From Sonoma to San Diego, a dense spread of fleshy green leaves mats the California coastline. The pink and yellow blooms brighten grey beaches, and speckle sunny sands as frequently as people and gulls do. They’re pretty, pervasive – and alien.
Ice plant, known to scientists as Carpobrotus edulis, is a succulent native to South Africa. Over the years, nurseries across the world sold the plant as easy-to-grow ornamental ground cover. It’s also tough to kill. Ice plant loves the sun, needs little water and thrives even in poor soil. A fragment of the plant is all that’s needed to start a new one. And left to itself, a patch of ice plant can spread up to 5 square feet in the course of a year.

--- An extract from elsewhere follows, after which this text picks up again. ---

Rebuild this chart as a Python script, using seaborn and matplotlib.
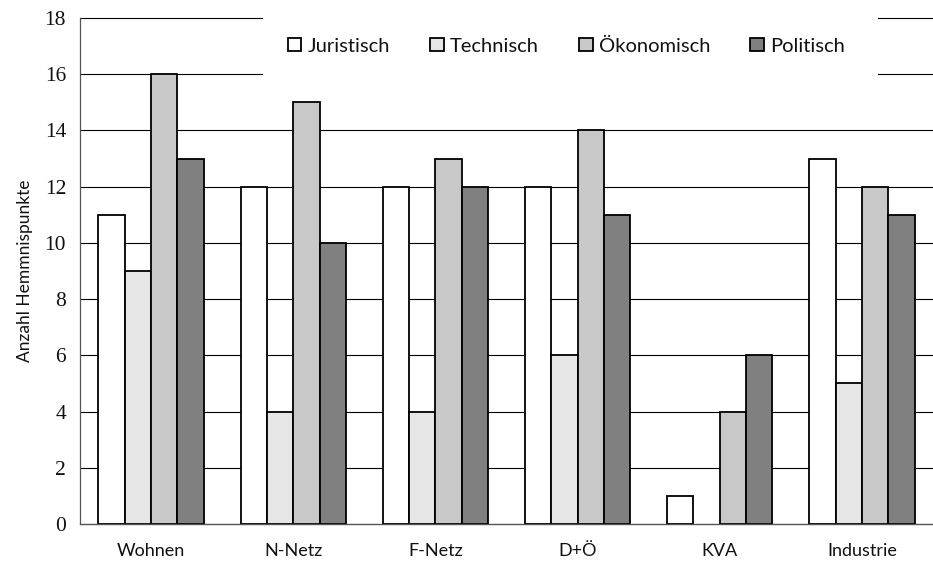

In California, the plant has spread from gardens and roadsides, where it was planted by the California Department of Transportation, to take over the coasts. Some sources suggest the invasion began in the early 1900s, while others think it might have been nearly four centuries earlier. Now, it is almost everywhere. As it edges native plants and grasses off beaches, seabirds lose nesting areas. Black rats, which use ice plant as both food and shelter, gain new ground.
“There are a lot of ornamental plant species that have subsequently become major invaders, and that’s a common way exotic species become problematic,” says Hall Cushman, biologist at Sonoma State University. “You can still find ice plants in stores.”
A recent paper from Cushman’s lab also suggests that where it roots, ice plant makes long-term changes to the soil. On the dunes of Bodega Head in Sonoma County, north of San Francisco, researchers found that when ice plant was removed, both native and exotic plant species returned. But native plants were less abundant, while exotic grasses proliferated more. In areas where ice plant had been removed, some annual grass seeds also found it more difficult to germinate and grow. Previous studies have found similar results in the Mediterranean basin, where the seeds of annual plants struggle to grow through the dense mats of ice plant.
The greater success of exotic species rather than native plants may be transient, and eventually reduce as the ecosystem stays ice plant- free, the authors suggest. Such “legacy effects” are key to understanding how invasive species like ice plant have changed ecosystems. But they’re just as important to understanding whether restoration efforts will change the now-familiar face of our coasts.